Inolvidable el duelo que protagonizó con Jim Rice, su compañero de equipo en los Medias Rojas de Boston. También memorable su dominio del “Monstruo Verde”. Conocía el rebote de la pelota contra esa pared como pocos, la convirtió en parte de su fildeo.
En aquel tiempo despertábamos pendientes de él, a veces llegaban sus hazañas con dos días de atraso, pero igual revisábamos las páginas deportivas de los diarios para saber cómo había bateado. Entonces eran pocos venezolanos en la Gran Carpa y Antonio Armas era de los que más acaparaba nuestra atención. Sin importar la afición local, una vez comenzaba la temporada de Grandes Ligas era orgullo de todos, pero claro, aún más para los fanáticos de los Leones.
Era la barajita que los niños caraquistas deseábamos cuando abríamos emocionados los sobres Topps. Nos aprendíamos los números del reverso, era nuestra iniciación a las estadísticas.
Se mantuvo 14 años en el béisbol de las Grandes Ligas, jugó con los Piratas de Pittsburgh, Atléticos de Oakland, Medias Rojas de Boston y Angelinos de California.
Dejó en su cuenta 251 jonrones en las Mayores. Es uno de los grandes argumentos para echonería caraquista.
El 2 de julio cumplió años, y al recordar la efeméride en las redes sociales, se desataron los recuerdos de toda la afición. Conmovedor como cada quien tiene su propio Antonio, un recuerdo, una anécdota, un batazo, un tiro al home.
Tengo una vivencia increíble con él, una lesión que no puedo olvidar nunca.
En el año 2000, me tocó la responsabilidad y el honor de atender a los jugadores seleccionados para el equipo “Maltín Polar del Milenio”, del cual, por supuesto, formaba parte Antonio Armas. Se trataba de hacerles un homenaje que tuvo lugar en el estadio Luis Aparicio ‘El Grande’ de Maracaibo, en el primer juego de la final entre Magallanes y Águilas. Todos los históricos fueron ubicados en unas gradas dispuestas detrás de la segunda base, debían lucir unas camisas con sus nombres y números.
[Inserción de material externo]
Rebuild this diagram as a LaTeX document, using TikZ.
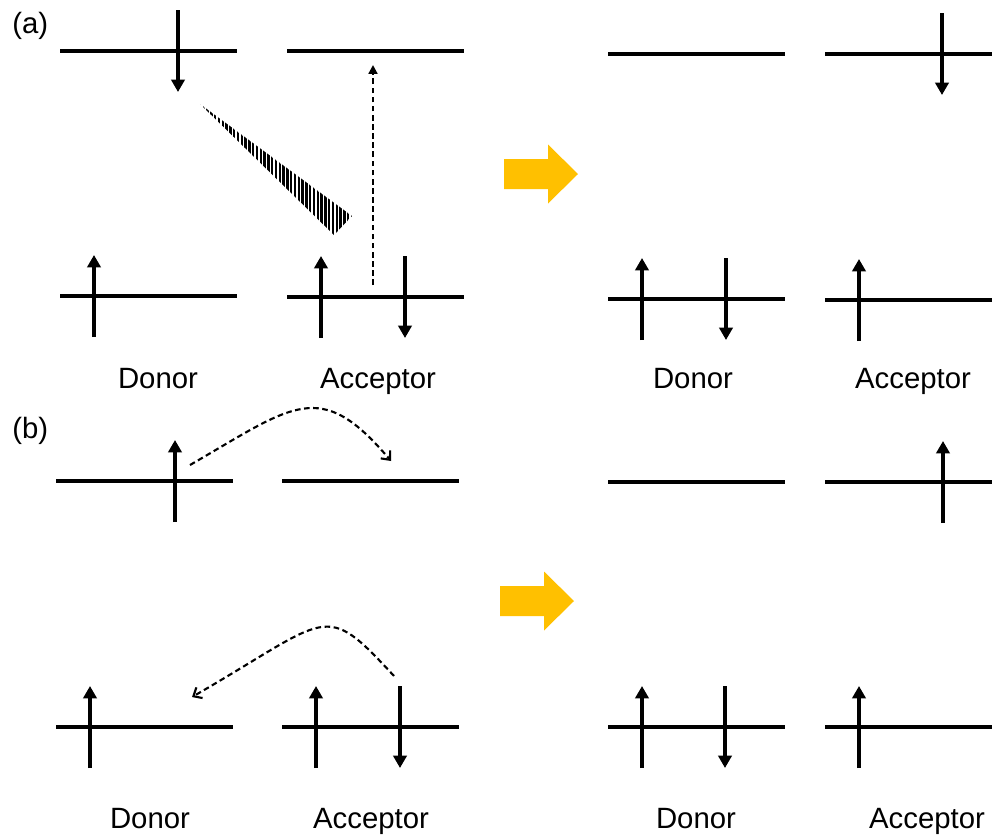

Una de mis tareas era entregarles esas camisas, así que los iba llamando para dárselas, caminando entre ellos para agilizar, con varias colgadas en el brazo izquierdo. Tropecé con Antonio que venía de frente. Mi estatura es 1,63, así que mi mano derecha impactó a la altura de su abdomen, mi dedo anular se fracturó. En el momento no me di cuenta, por el apuro, pero de regreso al hotel parecía un cambur titiaro. El catcher Carlos Hernández, al ver la hinchazón y acostumbrado a llevar golpes en sus dedos, me aconsejó meterlo en hielo toda la noche. Al día siguiente, ya en Caracas, mi papá, quien era médico traumatólogo, me puso una férula por varios días. La fractura sanó y me quedó este cuento casi insólito. Papi era amigo de Antonio, coincidía con él en el Universitario, cuando terminaba “La Caimanera de los miércoles” y comenzaba la práctica de los jugadores de Leones. El accidente le hizo mucha gracia, bromeaba como haciendo un informe forense: “Mari Montes, paciente con fractura debido a impacto con una mole”.
Aún hoy con todos sus años, cuando los caraquistas lo vemos ahí asomado en el dugout, y hace falta que alguien empuje las carreras, esos días de slumps colectivos, creemos sin dudar que si él tomara un turno al bate sería capaz de resolver el juego con un buen batazo. Como fue siempre.